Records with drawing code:
%%

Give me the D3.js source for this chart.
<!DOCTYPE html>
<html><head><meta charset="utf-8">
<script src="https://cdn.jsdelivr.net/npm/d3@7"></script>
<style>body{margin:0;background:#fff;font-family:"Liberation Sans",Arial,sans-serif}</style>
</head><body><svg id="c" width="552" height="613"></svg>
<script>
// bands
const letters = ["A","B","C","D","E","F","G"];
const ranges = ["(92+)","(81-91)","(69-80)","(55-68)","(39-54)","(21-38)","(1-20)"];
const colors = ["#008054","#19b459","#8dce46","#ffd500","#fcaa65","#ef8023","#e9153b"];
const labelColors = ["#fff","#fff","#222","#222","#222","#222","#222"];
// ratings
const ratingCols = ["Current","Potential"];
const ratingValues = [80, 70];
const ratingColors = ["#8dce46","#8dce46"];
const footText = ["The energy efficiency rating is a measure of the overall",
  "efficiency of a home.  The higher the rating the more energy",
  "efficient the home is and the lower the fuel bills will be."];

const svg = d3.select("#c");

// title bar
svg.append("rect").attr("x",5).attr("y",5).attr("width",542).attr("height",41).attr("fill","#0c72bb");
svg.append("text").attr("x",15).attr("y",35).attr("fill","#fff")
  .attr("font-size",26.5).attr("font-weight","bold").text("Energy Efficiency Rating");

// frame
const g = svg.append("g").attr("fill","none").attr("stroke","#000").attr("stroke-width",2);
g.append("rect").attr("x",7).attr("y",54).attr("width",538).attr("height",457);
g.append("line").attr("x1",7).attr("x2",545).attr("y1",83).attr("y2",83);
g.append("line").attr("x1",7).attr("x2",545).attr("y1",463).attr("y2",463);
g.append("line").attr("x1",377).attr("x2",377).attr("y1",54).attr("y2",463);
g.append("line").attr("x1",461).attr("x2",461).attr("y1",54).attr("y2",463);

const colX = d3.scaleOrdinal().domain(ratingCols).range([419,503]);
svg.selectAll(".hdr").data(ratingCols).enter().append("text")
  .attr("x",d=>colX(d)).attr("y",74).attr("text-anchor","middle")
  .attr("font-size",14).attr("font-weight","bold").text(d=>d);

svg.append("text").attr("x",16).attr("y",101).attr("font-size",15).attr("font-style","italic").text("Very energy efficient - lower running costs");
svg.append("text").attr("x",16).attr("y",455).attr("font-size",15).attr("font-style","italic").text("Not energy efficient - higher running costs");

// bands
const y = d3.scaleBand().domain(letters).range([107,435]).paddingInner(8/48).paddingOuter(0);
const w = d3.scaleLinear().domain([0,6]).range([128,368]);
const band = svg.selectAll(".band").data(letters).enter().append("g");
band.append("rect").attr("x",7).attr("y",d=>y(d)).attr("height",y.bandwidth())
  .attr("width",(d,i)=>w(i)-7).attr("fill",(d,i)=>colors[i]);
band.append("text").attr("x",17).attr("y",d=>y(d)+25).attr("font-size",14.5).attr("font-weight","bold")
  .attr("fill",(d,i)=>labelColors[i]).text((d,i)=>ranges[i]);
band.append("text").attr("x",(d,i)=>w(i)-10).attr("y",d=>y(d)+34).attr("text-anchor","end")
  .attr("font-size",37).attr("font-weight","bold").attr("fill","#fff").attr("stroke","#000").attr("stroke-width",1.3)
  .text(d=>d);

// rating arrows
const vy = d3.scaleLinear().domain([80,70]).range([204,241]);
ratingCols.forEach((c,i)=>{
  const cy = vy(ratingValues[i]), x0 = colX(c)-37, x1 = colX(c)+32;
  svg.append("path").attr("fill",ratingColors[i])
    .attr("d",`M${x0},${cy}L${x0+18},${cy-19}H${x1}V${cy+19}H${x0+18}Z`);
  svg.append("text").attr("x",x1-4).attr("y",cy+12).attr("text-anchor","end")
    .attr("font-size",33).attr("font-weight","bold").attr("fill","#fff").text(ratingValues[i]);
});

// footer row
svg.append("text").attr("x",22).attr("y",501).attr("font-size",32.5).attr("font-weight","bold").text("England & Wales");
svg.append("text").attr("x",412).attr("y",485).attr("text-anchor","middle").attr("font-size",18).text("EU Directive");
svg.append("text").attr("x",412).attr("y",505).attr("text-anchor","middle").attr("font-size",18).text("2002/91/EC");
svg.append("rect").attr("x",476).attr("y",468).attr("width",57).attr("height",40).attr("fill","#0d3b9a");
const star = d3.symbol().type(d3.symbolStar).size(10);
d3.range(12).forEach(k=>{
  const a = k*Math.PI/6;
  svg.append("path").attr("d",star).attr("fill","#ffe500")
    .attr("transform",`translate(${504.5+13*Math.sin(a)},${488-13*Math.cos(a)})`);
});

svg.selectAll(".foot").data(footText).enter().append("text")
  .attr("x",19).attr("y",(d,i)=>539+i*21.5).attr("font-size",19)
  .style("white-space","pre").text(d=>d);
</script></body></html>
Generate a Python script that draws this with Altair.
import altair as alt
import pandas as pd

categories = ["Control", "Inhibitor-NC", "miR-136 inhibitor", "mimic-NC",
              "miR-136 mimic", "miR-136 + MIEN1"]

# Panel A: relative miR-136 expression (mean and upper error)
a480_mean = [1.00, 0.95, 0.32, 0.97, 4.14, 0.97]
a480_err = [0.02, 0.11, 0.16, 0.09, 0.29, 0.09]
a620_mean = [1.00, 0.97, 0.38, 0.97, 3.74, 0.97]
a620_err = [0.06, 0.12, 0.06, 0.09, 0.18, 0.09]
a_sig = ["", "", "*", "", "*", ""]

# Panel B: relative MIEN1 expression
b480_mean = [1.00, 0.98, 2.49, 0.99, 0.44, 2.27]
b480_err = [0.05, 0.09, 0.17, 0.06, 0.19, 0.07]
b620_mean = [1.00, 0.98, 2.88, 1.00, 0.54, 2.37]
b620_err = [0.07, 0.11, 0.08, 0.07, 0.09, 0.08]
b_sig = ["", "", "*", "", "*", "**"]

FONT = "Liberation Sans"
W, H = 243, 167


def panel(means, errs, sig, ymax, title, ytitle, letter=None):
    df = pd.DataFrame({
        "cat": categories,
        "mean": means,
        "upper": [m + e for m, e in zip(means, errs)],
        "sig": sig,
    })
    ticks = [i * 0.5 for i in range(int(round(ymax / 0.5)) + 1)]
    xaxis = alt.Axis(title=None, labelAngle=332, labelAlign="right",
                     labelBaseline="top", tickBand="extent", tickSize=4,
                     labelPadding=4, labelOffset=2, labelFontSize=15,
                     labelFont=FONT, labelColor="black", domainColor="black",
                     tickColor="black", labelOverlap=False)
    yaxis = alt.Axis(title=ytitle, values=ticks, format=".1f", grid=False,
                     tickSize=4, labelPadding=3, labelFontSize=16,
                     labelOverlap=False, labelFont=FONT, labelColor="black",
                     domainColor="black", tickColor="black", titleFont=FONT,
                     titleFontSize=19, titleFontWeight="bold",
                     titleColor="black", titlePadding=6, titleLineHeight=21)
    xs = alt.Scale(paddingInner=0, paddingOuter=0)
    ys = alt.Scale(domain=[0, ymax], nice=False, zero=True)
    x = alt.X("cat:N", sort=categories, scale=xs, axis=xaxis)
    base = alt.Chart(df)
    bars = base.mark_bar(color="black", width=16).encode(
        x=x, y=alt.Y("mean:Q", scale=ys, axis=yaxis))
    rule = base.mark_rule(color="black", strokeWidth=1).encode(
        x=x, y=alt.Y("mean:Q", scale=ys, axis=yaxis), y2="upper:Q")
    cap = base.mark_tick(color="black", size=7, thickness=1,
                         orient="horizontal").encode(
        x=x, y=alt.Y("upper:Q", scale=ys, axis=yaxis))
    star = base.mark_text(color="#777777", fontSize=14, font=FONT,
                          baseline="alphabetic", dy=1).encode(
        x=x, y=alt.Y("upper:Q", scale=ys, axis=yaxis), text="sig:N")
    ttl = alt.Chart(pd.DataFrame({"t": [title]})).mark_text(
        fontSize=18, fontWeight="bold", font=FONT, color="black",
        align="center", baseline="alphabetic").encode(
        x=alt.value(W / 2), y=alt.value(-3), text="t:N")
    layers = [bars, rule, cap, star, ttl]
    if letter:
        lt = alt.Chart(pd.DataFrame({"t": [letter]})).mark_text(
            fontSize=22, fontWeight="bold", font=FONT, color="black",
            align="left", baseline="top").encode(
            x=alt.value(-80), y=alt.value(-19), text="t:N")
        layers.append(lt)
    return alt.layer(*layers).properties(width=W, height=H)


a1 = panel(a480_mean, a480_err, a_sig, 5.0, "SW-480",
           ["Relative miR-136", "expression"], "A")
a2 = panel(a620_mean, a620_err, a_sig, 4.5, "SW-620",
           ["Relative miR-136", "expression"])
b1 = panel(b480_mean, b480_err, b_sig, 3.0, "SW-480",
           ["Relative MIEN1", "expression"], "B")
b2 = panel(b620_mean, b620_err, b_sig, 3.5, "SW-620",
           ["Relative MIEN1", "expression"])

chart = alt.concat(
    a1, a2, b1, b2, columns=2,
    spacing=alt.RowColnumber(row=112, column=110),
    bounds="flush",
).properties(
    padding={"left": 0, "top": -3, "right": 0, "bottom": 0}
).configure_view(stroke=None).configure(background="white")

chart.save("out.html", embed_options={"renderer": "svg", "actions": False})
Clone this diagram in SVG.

%%

Objective: Starting at the first line of the records above, please copy each line exactly until you reach the line containing "efficient - higher". Include that line and stop there.

Exercise output:
Give me the D3.js source for this chart.
<!DOCTYPE html>
<html><head><meta charset="utf-8">
<script src="https://cdn.jsdelivr.net/npm/d3@7"></script>
<style>body{margin:0;background:#fff;font-family:"Liberation Sans",Arial,sans-serif}</style>
</head><body><svg id="c" width="552" height="613"></svg>
<script>
// bands
const letters = ["A","B","C","D","E","F","G"];
const ranges = ["(92+)","(81-91)","(69-80)","(55-68)","(39-54)","(21-38)","(1-20)"];
const colors = ["#008054","#19b459","#8dce46","#ffd500","#fcaa65","#ef8023","#e9153b"];
const labelColors = ["#fff","#fff","#222","#222","#222","#222","#222"];
// ratings
const ratingCols = ["Current","Potential"];
const ratingValues = [80, 70];
const ratingColors = ["#8dce46","#8dce46"];
const footText = ["The energy efficiency rating is a measure of the overall",
  "efficiency of a home.  The higher the rating the more energy",
  "efficient the home is and the lower the fuel bills will be."];

const svg = d3.select("#c");

// title bar
svg.append("rect").attr("x",5).attr("y",5).attr("width",542).attr("height",41).attr("fill","#0c72bb");
svg.append("text").attr("x",15).attr("y",35).attr("fill","#fff")
  .attr("font-size",26.5).attr("font-weight","bold").text("Energy Efficiency Rating");

// frame
const g = svg.append("g").attr("fill","none").attr("stroke","#000").attr("stroke-width",2);
g.append("rect").attr("x",7).attr("y",54).attr("width",538).attr("height",457);
g.append("line").attr("x1",7).attr("x2",545).attr("y1",83).attr("y2",83);
g.append("line").attr("x1",7).attr("x2",545).attr("y1",463).attr("y2",463);
g.append("line").attr("x1",377).attr("x2",377).attr("y1",54).attr("y2",463);
g.append("line").attr("x1",461).attr("x2",461).attr("y1",54).attr("y2",463);

const colX = d3.scaleOrdinal().domain(ratingCols).range([419,503]);
svg.selectAll(".hdr").data(ratingCols).enter().append("text")
  .attr("x",d=>colX(d)).attr("y",74).attr("text-anchor","middle")
  .attr("font-size",14).attr("font-weight","bold").text(d=>d);

svg.append("text").attr("x",16).attr("y",101).attr("font-size",15).attr("font-style","italic").text("Very energy efficient - lower running costs");
svg.append("text").attr("x",16).attr("y",455).attr("font-size",15).attr("font-style","italic").text("Not energy efficient - higher running costs");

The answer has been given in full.